Um destes dias disse a um amigo: "Falas muito da carreira e pouco do trabalho". Foi uma frase deliberadamente injusta e irónica para provocar uma reacção e não consegui arrancar muito mais que um sorriso. Foi uma frase injusta não por ele não ser (demasiadamente) preocupado com a sua carreira, mas porque sei que se preocupa - e muito - com a qualidade do trabalho que faz (espero que os seus princípios nunca venham a ter que se defrontar com a ambição - mas isso é outra história).
No sítio onde trabalho as pessoas dão muita (demasiada) importância à "carreira". É um sítio competitivo, onde as pessoas são normalmente ambiciosas e têm tendência para pensar longe no futuro. Pelo que vejo é uma tendência que se tem espalhado nos últimos tempos pelo "mercado". Eu não acho isto particularmente mau. Por vezes a competitividade é dirigida na direcção errada, mas fora isso (que não acontece sempre) até acho saudável um certo nível de competitividade e certamente acho muito bom pensar-se em termos futuros. O que acho negativo (e cada vez mais noto isso) é a dificuldade que noto nas outras pessoas em perceber que:
- Para chegar ao futuro é preciso passar primeiro pelo presente
- O objectivo da vida não é chegar ao fim
Evidentemente que posso ser simplesmente eu que tenho uma visão diferente, mas estes dois princípios parecem-me tão evidentes que tenho dificuldade em imaginar argumentação que se possa usar para os contrariar. Podem parecer um bocado cliché naive - e realmente quando digo coisas como: "ganho mais do que o que preciso para viver" ou simplesmente "gosto do que faço - não queria fazer outra coisa" por vezes sinto-me olhado como um bicho raro (e ingénuo). Outras vezes olham para mim com inveja - não sei se da minha posição se da minha ingenuidade - sem que o interlocutor sequer se dê ao trabalho de pensar que se calhar já tem tudo o que precisa, tão ocupado está a pensar no que ainda pode vir a ter.
Quando olhamos para o horizonte frequentemente não vemos onde pomos os pés - por vezes imagino as pessoas a tropeçar para tentar chegar a um sítio onde possam finalmente começar a olhar ainda mais longe.

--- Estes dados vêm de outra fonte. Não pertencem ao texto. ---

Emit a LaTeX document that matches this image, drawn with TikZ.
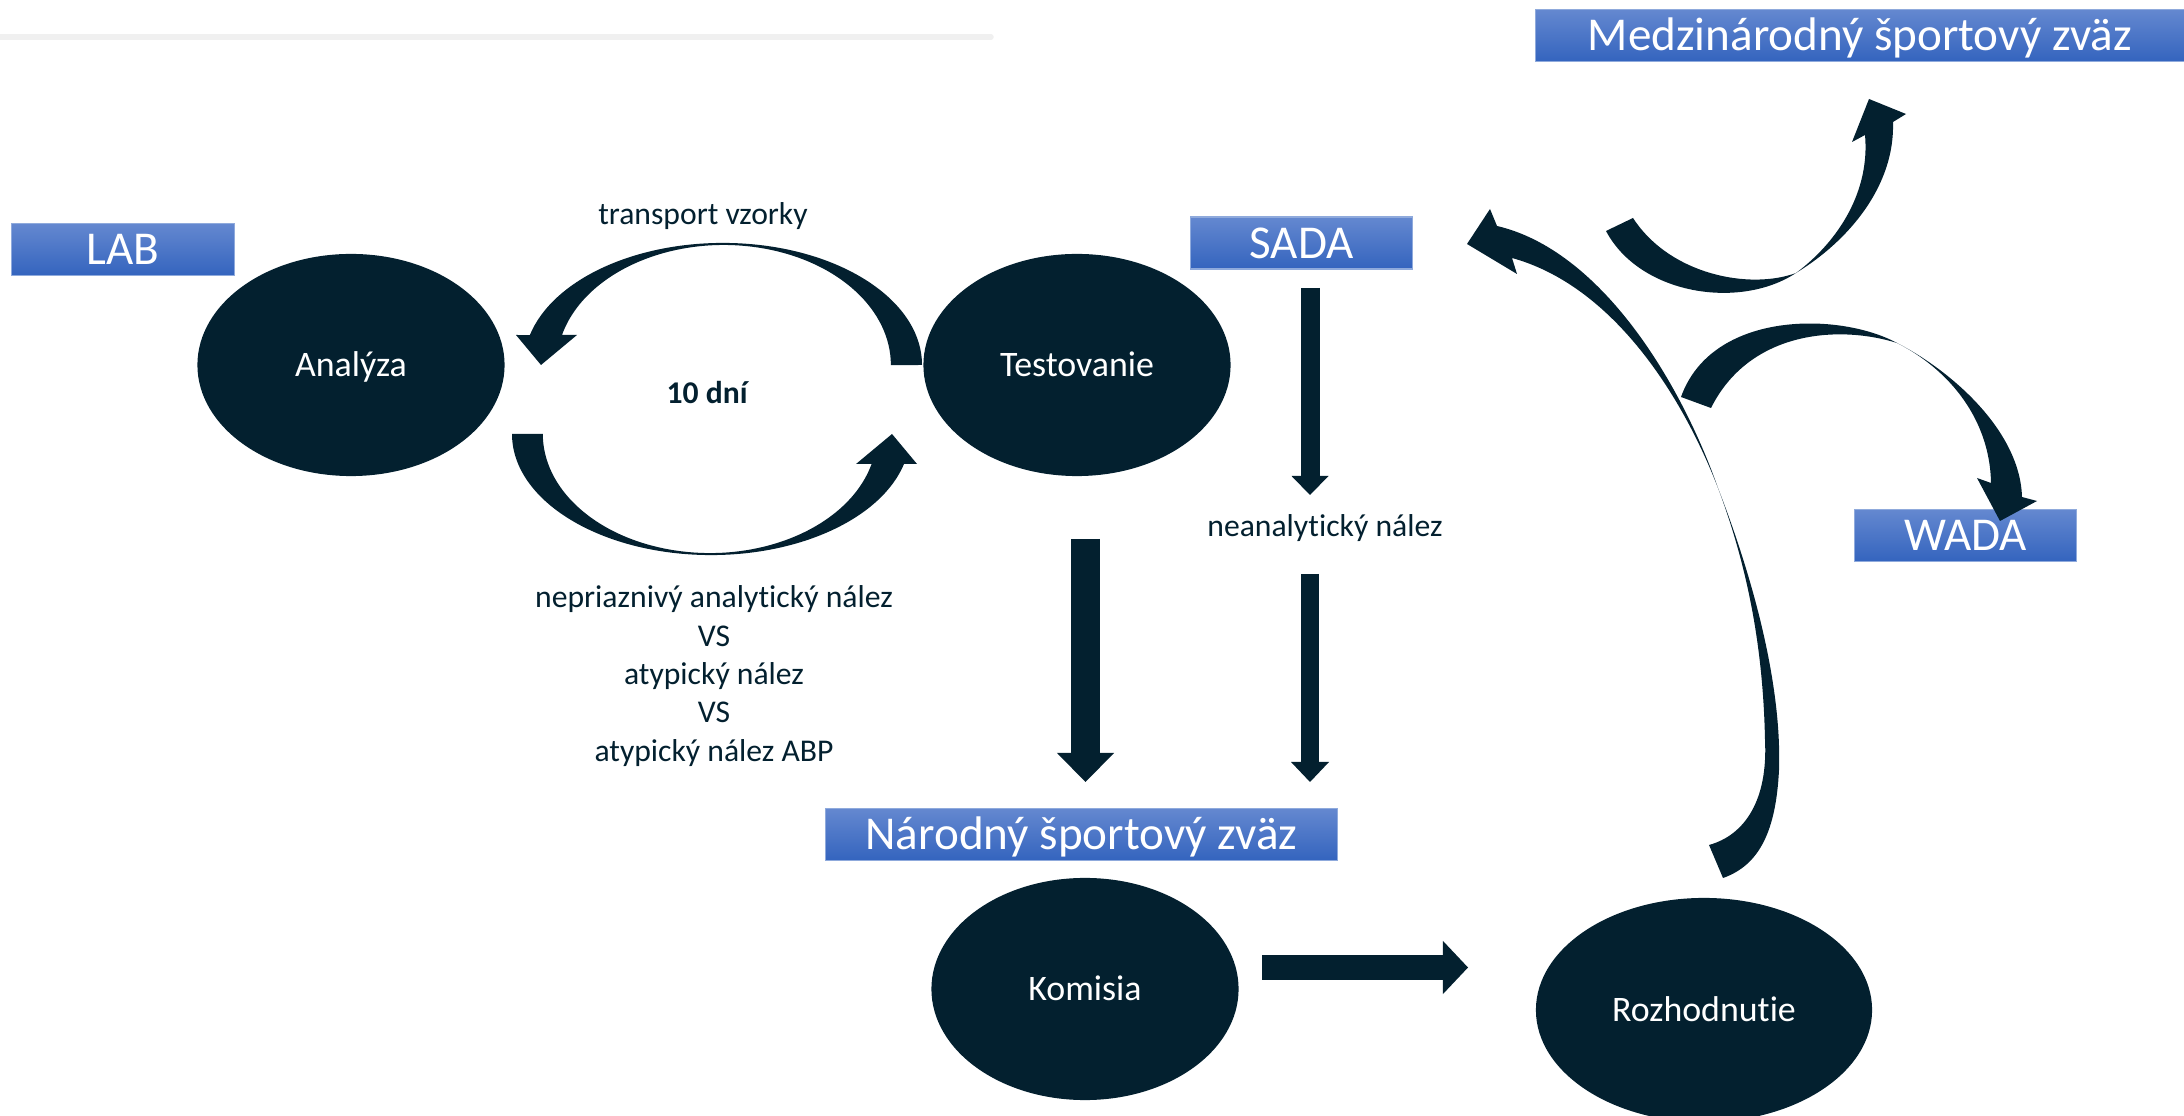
\documentclass[tikz,border=0pt]{standalone}
\usepackage{fontspec}
\setmainfont{Carlito}[Ligatures=NoCommon]
\usetikzlibrary{shapes.geometric,arrows.meta}
\definecolor{navy}{HTML}{03202F}
\definecolor{topblue}{HTML}{6488D0}
\definecolor{botblue}{HTML}{3464BE}
\definecolor{edgeblue}{HTML}{8FAADC}
\definecolor{rulegray}{HTML}{F0F0F0}
\tikzstyle{stage} = [ellipse, fill=navy, text=white, minimum width=3.07cm, minimum height=2.22cm, inner sep=0pt, text height=0.23cm, text depth=0pt, font=\fontsize{10.2}{12}\selectfont]
\tikzstyle{agency} = [rectangle, draw=edgeblue, line width=0.3pt, top color=topblue, bottom color=botblue, text=white, minimum width=2.22cm, minimum height=0.52cm, inner sep=0pt, text height=0.3cm, text depth=0pt, font=\fontsize{13.4}{16}\selectfont]
\tikzstyle{note} = [text=navy, align=center, font=\fontsize{9}{10.9}\selectfont]
\tikzstyle{block} = [draw=navy, line cap=butt]
\tikzstyle{swoop} = [fill=navy]

\begin{document}
\begin{tikzpicture}[x=0.01cm, y=0.01cm]
    \useasboundingbox (0,0) rectangle (2184,-1116);
    \draw[rulegray, line width=0.055cm, line cap=round] (0,-37) -- (991,-37);
    \draw (351,-365)   node[stage] (A) {Analýza};
    \draw (1077,-365)  node[stage] (B) {Testovanie};
    \draw (1085,-989)  node[stage] (C) {Komisia};
    \draw (1704,-1010) node[stage, minimum width=3.36cm, minimum height=2.24cm] (D) {Rozhodnutie};
    \draw (123,-249.5)    node[agency] (E) {LAB};
    \draw (1301.5,-243)   node[agency] (F) {SADA};
    \draw (1965.5,-535.5) node[agency] (G) {WADA};
    \draw (1081.5,-834.5) node[agency, minimum width=5.11cm] (H) {Národný športový zväz};
    \draw (1860,-35.5)    node[agency, minimum width=6.48cm] (I) {Medzinárodný športový zväz};
    \draw (703,-225)  node[note, anchor=base] (J) {transport vzorky};
    \draw (707,-404)  node[note, anchor=base, font=\fontsize{9}{10.9}\selectfont\bfseries] (K) {10 dní};
    \draw (714,-676)  node[note] (L) {nepriaznivý analytický nález \\ VS \\ atypický nález \\ VS \\ atypický nález ABP};
    \draw (1325,-537) node[note, anchor=base] (M) {neanalytický nález};
    \coordinate (b1) at (1085.5,-539);
    \coordinate (b2) at (1085.5,-782);
    \coordinate (b3) at (1310,-288);
    \coordinate (b4) at (1310,-495);
    \coordinate (b5) at (1310,-574);
    \coordinate (b6) at (1310,-782);
    \coordinate (b7) at (1262,-967.5);
    \coordinate (b8) at (1468,-967.5);
    \draw[block, line width=0.29cm, -{Triangle[width=0.57cm, length=0.29cm, line width=0pt]}] (b1) -- (b2);
    \draw[block, line width=0.19cm, -{Triangle[width=0.37cm, length=0.19cm, line width=0pt]}] (b3) -- (b4);
    \draw[block, line width=0.18cm, -{Triangle[width=0.38cm, length=0.2cm, line width=0pt]}] (b5) -- (b6);
    \draw[block, line width=0.25cm, -{Triangle[width=0.53cm, length=0.25cm, line width=0pt]}] (b7) -- (b8);
    \fill[swoop] (922,-365) arc[start angle=0, end angle=165.8, x radius=1.99cm, y radius=1.22cm]
        -- (516,-335) -- (541,-365) -- (577,-335) -- (562,-335)
        arc[start angle=165.5, end angle=0, x radius=1.67cm, y radius=1.2cm] -- cycle;
    \fill[swoop] (512,-434) arc[start angle=180, end angle=345.65, x radius=1.99cm, y radius=1.21cm]
        -- (917,-464) -- (892,-434) -- (856,-464) -- (871.6,-464)
        arc[start angle=345.4, end angle=180, x radius=1.67cm, y radius=1.19cm] -- cycle;
    \fill[swoop] (1497,-226) .. controls (1600,-250) and (1680,-380) .. (1718,-488)
        .. controls (1750,-570) and (1782,-680) .. (1779,-770)
        .. controls (1776,-830) and (1760,-865) .. (1723,-878)
        -- (1709,-845)
        .. controls (1745,-835) and (1768,-800) .. (1765,-740)
        .. controls (1763,-640) and (1745,-560) .. (1718,-488)
        .. controls (1680,-390) and (1610,-285) .. (1512,-258)
        -- (1517,-274) -- (1467,-244) -- (1490,-209) -- cycle;
    \fill[swoop] (1606,-231) .. controls (1640,-295) and (1740,-310) .. (1796,-273)
        .. controls (1850,-240) and (1895,-185) .. (1893,-122)
        -- (1906,-114) -- (1869,-99) -- (1852,-142) -- (1865,-135)
        .. controls (1870,-190) and (1840,-240) .. (1796,-273)
        .. controls (1750,-290) and (1670,-275) .. (1633,-218) -- cycle;
    \fill[swoop] (1681,-397) .. controls (1712,-310) and (1840,-312) .. (1897,-343)
        .. controls (1950,-370) and (2020,-430) .. (2022,-497)
        -- (2037,-501) -- (2000,-521) -- (1977,-478) -- (1991,-483)
        .. controls (1990,-420) and (1950,-370) .. (1897,-343)
        .. controls (1840,-325) and (1750,-330) .. (1711,-408) -- cycle;
\end{tikzpicture}
\end{document}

Não percebo esta (falta de) visão e este vazio de objectivos -frequentemente são pessoas que respeito e até admiro. Acho particularmente revoltante ver pessoas que abandonam o brio no trabalho para se focarem "no futuro", sem aparentemente compreender que se estão a rebaixar - um trabalho feito sem cuidado e interesse perde a nobreza e denota falta de humildade e respeito pelos colegas.
Para me refugiar desta febre (que também me pode atacar - ninguém é imune!) escolhi um trabalho que gostasse o suficiente para não recear ter que o fazer para o resto da minha vida (o que não quer dizer que o faça) nem que gostasse tanto que não conseguisse viver sem ele. Não tenciono chegar a uma posição de poder ou riqueza e valorizo de longe muito mais a opinião que as pessoas (que eu próprio valorizo) têm do meu trabalho do que a minha posição ou evolução futura - o que é algo que felizmente não precisa de mudar quer a minha carreira seja brilhante ou medíocre.